Blockchain developers, by necessity, tend to operate in adversarial environments where cryptographic agility is a core design principle. The open‑source nature of these ecosystems also encourages early debate and experimentation. By contrast, traditional payment systems are built on long‑lived infrastructure, complex vendor dependencies, and multi‑year upgrade cycles.


A coming shift in security assumptions

Quantum computing introduces several challenges which resonate directly with the payments ecosystem.

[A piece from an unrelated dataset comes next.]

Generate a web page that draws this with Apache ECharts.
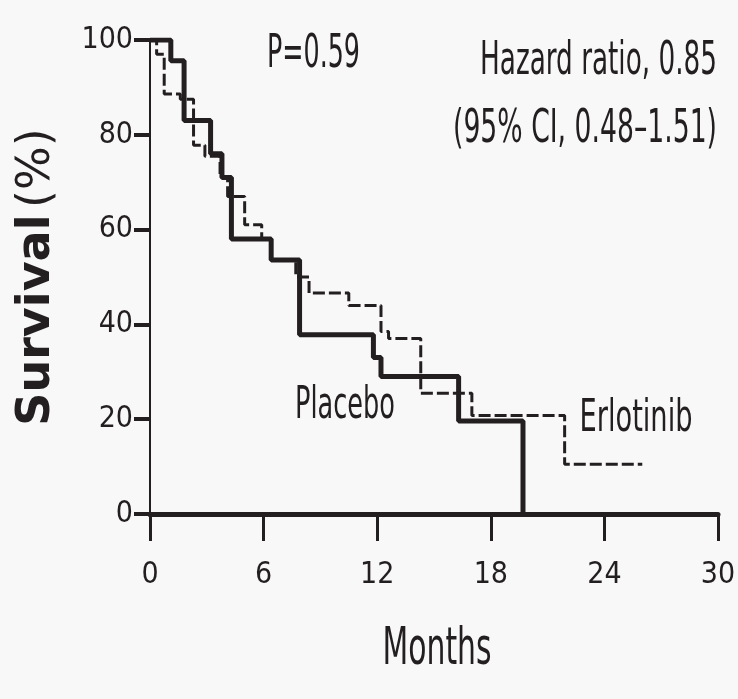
<!DOCTYPE html>
<html>
<head>
<meta charset="utf-8">
<script src="https://cdn.jsdelivr.net/npm/echarts@6/dist/echarts.min.js"></script>
<style>
  html, body { margin: 0; padding: 0; background: #f8f8f8; }
  #chart { width: 738px; height: 699px; }
</style>
</head>
<body>
<div id="chart"></div>
<script>
// survival step curves, [month, % surviving from that month on]
const placebo = [
  [0, 100], [1.1, 95.6], [1.8, 83], [3.2, 76], [3.8, 71], [4.3, 58],
  [6.4, 53.6], [7.9, 37.8], [11.8, 33], [12.2, 29], [16.3, 19.6], [19.7, 0]
];
const erlotinib = [
  [0, 100], [0.35, 97], [0.75, 88.6], [1.6, 87.5], [2.3, 77.8], [2.9, 75.5],
  [3.7, 71], [4.1, 67], [5.0, 61], [5.9, 58], [6.4, 53.6], [7.7, 50],
  [8.4, 46.6], [10.5, 44], [12.2, 38.5], [12.6, 37], [14.3, 25.5],
  [17.0, 20.8], [21.9, 10.5], [26.0, 10.5]
];
const xTicks = [0, 6, 12, 18, 24, 30];
const yTicks = [0, 20, 40, 60, 80, 100];

const ink = '#231f20';
const cond = "'DejaVu Sans Condensed', 'DejaVu Sans', sans-serif";

// the original type is a tall condensed face; squeeze a normal one to the width seen
const ctx = document.createElement('canvas').getContext('2d');
function squeeze(text, size, width) {
  ctx.font = size + 'px ' + cond;
  return width / ctx.measureText(text).width;
}
function label(text, x, y, size, width, align) {
  return {
    type: 'text', x: x, y: y,
    scaleX: squeeze(text, size, width),
    style: {
      text: text, fill: ink, font: size + 'px ' + cond,
      textAlign: align, textVerticalAlign: 'middle'
    }
  };
}

const chart = echarts.init(document.getElementById('chart'));

chart.setOption({
  backgroundColor: '#f8f8f8',
  animation: false,
  grid: { left: 150, right: 20, top: 40, bottom: 185, containLabel: false, outerBoundsMode: 'none' },
  xAxis: {
    type: 'value',
    min: xTicks[0],
    max: xTicks[xTicks.length - 1],
    interval: 6,
    axisLine: { lineStyle: { color: ink, width: 5 } },
    axisTick: { inside: false, length: 27, lineStyle: { color: ink, width: 3 } },
    axisLabel: { color: ink, fontFamily: cond, fontSize: 30, margin: 46 },
    splitLine: { show: false }
  },
  yAxis: {
    type: 'value',
    min: yTicks[0],
    max: yTicks[yTicks.length - 1],
    interval: 20,
    name: '{b|Survival}  {n|(%)}',
    nameLocation: 'middle',
    nameGap: 90,
    nameTextStyle: {
      color: ink,
      rich: {
        b: { fontFamily: 'DejaVu Sans', fontWeight: 'bold', fontSize: 46, color: ink },
        n: { fontFamily: 'DejaVu Sans', fontSize: 46, color: ink }
      }
    },
    axisLine: { lineStyle: { color: ink, width: 2 } },
    axisTick: { inside: false, length: 16, lineStyle: { color: ink, width: 4 } },
    axisLabel: { color: ink, fontFamily: cond, fontSize: 30, margin: 17 },
    splitLine: { show: false }
  },
  series: [
    {
      name: 'Placebo',
      type: 'line',
      step: 'end',
      data: placebo,
      showSymbol: false,
      lineStyle: { color: ink, width: 5 },
      z: 3
    },
    {
      name: 'Erlotinib',
      type: 'line',
      step: 'end',
      data: erlotinib,
      showSymbol: false,
      lineStyle: { color: ink, width: 3, type: [12, 4] },
      z: 4
    }
  ],
  graphic: [
    label('P=0.59', 267, 55, 46, 93, 'left'),
    label('Hazard ratio, 0.85', 717, 62, 46, 237, 'right'),
    label('(95% CI, 0.48\u20131.51)', 717, 130, 46, 264, 'right'),
    label('Placebo', 345, 407, 44, 100, 'center'),
    label('Erlotinib', 636, 420, 44, 113, 'center'),
    label('Months', 437, 650, 52, 109, 'center')
  ]
});
</script>
</body>
</html>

1. Long‑term exposure of encrypted data

One of the concerns raised by researchers is that encrypted information moving across financial networks today could be intercepted and stored for future decryption, should quantum computers eventually reach the scale required to break current algorithms. While many payment credentials are short‑lived, some cryptographic keys used within core systems remain in place for far longer, raising questions about how much historical data could be at risk in the long term.

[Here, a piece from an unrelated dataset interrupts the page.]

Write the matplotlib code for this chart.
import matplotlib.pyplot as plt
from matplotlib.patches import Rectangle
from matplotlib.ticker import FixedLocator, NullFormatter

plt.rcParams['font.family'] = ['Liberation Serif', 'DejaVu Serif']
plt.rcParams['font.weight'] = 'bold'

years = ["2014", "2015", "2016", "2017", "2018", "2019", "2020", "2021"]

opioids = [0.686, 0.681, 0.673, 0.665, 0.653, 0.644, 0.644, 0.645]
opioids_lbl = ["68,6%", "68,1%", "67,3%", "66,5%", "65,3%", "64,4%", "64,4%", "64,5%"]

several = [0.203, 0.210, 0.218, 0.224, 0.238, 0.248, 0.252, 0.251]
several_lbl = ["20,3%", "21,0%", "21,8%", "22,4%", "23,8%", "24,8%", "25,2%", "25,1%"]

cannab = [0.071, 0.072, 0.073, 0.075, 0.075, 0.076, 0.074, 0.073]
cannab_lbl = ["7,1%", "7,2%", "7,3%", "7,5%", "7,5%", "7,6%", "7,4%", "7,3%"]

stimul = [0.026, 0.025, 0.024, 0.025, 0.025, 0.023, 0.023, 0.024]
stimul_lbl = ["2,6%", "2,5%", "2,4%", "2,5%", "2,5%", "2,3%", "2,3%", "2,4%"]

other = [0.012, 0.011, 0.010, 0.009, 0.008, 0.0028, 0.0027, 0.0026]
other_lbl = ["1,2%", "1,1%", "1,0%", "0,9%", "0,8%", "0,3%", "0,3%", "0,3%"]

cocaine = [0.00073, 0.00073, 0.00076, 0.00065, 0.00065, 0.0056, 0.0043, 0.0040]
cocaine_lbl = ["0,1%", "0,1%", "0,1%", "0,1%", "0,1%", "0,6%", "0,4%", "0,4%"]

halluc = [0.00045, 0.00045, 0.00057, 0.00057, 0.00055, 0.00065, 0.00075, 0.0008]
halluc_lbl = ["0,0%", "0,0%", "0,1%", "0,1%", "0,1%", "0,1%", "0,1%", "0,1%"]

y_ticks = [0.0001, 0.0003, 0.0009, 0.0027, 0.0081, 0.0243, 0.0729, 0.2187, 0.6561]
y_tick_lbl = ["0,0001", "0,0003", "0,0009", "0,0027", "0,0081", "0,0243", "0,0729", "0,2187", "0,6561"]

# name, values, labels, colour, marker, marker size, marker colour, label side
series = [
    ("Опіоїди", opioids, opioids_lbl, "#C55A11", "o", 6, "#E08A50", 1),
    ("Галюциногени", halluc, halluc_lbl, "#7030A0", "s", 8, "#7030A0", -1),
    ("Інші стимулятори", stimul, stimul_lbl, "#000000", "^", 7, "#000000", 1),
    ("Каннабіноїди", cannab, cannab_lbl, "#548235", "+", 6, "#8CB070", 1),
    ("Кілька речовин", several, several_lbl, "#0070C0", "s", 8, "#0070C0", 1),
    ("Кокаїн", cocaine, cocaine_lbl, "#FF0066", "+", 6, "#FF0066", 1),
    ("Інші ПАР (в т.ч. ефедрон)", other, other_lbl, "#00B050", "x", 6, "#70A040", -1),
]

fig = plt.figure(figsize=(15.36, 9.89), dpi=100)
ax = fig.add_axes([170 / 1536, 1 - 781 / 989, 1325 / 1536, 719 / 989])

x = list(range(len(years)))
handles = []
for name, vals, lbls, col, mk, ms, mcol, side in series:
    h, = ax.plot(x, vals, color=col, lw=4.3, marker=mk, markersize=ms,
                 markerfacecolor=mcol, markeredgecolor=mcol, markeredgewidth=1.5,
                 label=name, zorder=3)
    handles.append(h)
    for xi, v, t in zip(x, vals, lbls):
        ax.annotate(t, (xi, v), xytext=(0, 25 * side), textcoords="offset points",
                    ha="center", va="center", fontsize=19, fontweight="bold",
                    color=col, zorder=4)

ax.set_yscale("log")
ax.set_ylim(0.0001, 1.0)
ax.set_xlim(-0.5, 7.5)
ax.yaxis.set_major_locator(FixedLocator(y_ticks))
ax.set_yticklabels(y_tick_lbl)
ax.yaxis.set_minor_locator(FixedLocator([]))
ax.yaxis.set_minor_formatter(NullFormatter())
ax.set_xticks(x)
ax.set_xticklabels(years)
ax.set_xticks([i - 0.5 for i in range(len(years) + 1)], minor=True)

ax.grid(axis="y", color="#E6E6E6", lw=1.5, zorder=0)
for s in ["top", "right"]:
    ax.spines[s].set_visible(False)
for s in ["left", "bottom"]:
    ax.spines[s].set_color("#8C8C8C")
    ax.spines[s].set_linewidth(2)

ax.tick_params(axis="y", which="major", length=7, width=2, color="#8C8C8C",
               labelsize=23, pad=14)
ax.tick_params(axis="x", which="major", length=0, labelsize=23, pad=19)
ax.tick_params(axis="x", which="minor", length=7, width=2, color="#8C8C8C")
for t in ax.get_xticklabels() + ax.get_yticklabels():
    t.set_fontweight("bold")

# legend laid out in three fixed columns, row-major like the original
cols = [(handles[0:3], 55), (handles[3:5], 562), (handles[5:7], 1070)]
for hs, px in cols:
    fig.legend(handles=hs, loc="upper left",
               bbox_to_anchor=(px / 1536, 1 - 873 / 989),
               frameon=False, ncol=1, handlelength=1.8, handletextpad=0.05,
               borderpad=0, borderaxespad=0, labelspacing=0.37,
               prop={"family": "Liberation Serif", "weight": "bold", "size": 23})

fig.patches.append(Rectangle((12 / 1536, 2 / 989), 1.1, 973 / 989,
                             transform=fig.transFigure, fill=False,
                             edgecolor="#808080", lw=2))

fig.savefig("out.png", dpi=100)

2. The scale of cryptographic change required

Any shift away from existing cryptographic standards would be a significant undertaking for the payments sector. Core components of the ecosystem (from hardware security modules to tokenisation frameworks and network protocols) are built around established algorithms. Replacing them would require coordinated updates across multiple layers of infrastructure.

3. The interconnected nature of payments infrastructure

Payments rely on a wide network of institutions and technologies, including banks, cloud providers, telecommunications networks, and identity systems. A transition to quantum‑resilient cryptography in one part of the chain would inevitably have implications for others, highlighting how tightly coupled the ecosystem has become.

4. Uneven global progress on quantum capability

Advances in quantum computing are not occurring uniformly across countries or companies. This uneven development raises broader questions about how payment systems will maintain resilience and interoperability in a future where quantum capabilities, and the associated security risks, may emerge at different speeds in different jurisdictions.